Time-Optimal Path Planning under Harvesting Constraints¶
Collaborators: Manan Doshi and Prof. Pierre Lermusiaux
Motivation¶
The past decades have seen a growing use of sea surface craft (sailboats, vessels, ships) and autonomous vehicles (propelled AUVs, ocean gliders, solar-vehicles, etc.) in marine applications ranging from military surveillance to scientific data collection. Central to the effective operation of all autonomous surface and underwater vehicles is efficient and accurate motion control which falls under the purview of path planning. Path planning, in the most general sense, corresponds to a set of rules to be provided to an autonomous robot for navigating from one configuration to another in some optimal fashion. The metric for optimality, however, is problem-dependent and varies based on the user-specified objective, such as minimizing travel time, reducing energy consumption, or maximizing vehicle safety.
Increasingly, having autonomous vehicles collect/harvest external fields from the environment has grown in relevance. The applications in which this is important are numerous. For instance, in the case of energy optimal path planning, where long endurance and low power are crucial, it is important to be able to optimally harvest energy (ex. solar energy) along the way and/or leverage the environment (ex. the velocity field and currents) to reduce energy expenditure. This idea of optimal field collection extends further than just energy and is applicable to problems such as path planning to optimally collect marine plastic pollution or oil spills as well.
For this project, our research goal was simple: to derive exact time-optimal control equations that optimally account for harvesting environmental fields.
Our Research¶
The figure above illustrates the key parameters of the problem we aimed to solve (shown here for energy collection, though our methodology is equally applicable to harvesting other fields such as plastic or oil).
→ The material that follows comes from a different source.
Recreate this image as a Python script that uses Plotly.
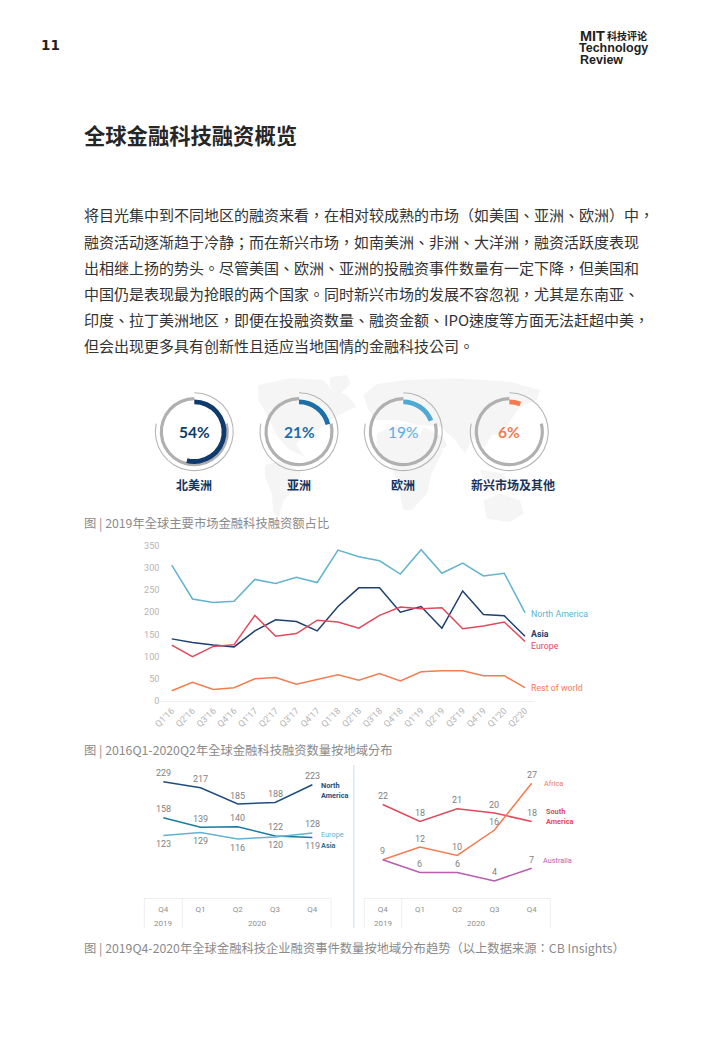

Our objective was to optimally navigate a vehicle from a specified starting point to a destination in minimal time while meeting the constraint of collecting a specified minimum amount of the external field.
This task is complex due to two main factors: (1) the external velocity field, which may be dynamic and affects the vehicle's movement, and (2) the harvesting process, which must account for the dynamic nature of the background field.
Using principles from optimal control theory, we developed PDE-based schemes that incorporate harvesting as a constraint within the path planning process. These schemes yield globally optimal solutions. The example below demonstrates one of the problems we successfully addressed using this approach.
Sample Case - Time Optimal Path Planning with Energy Constraints¶
This case considers the problem of path planning under energy constraints. We consider the situation where the autonomous vehicle travels at its fixed maximum speed but has freedom to control its heading when navigating. From a given start point, we must additionally plan a path in a highly dynamic flow field to intercept a moving target point (right subfigure in Fig.3). We can further harvest energy from some static input energy field (ex. a solar input field) and the input flux distribution is shown in the left subfigure of Fig. 3. The vehicle starts with 0.325 units of energy and it must reach the target with at least 0.6 units of energy in a minimal amount of time. Note also that since the vehicle speed is constant, its energy expenditure rate is assumed to be a fixed constant in this problem.
Fig. 4 shows the optimal path as returned from our approach for this problem at hand. We see that the vehicle stays for as long as it can in regions with high energy input flux and it uses the external flow field to its advantage in order to reach the target quickly. It is important to reiterate that our PDE-based scheme is able to find the global optimal solution to this path planning problem. No other path exists that can reach the target in less time while also having 0.6 units of energy when reaching the target.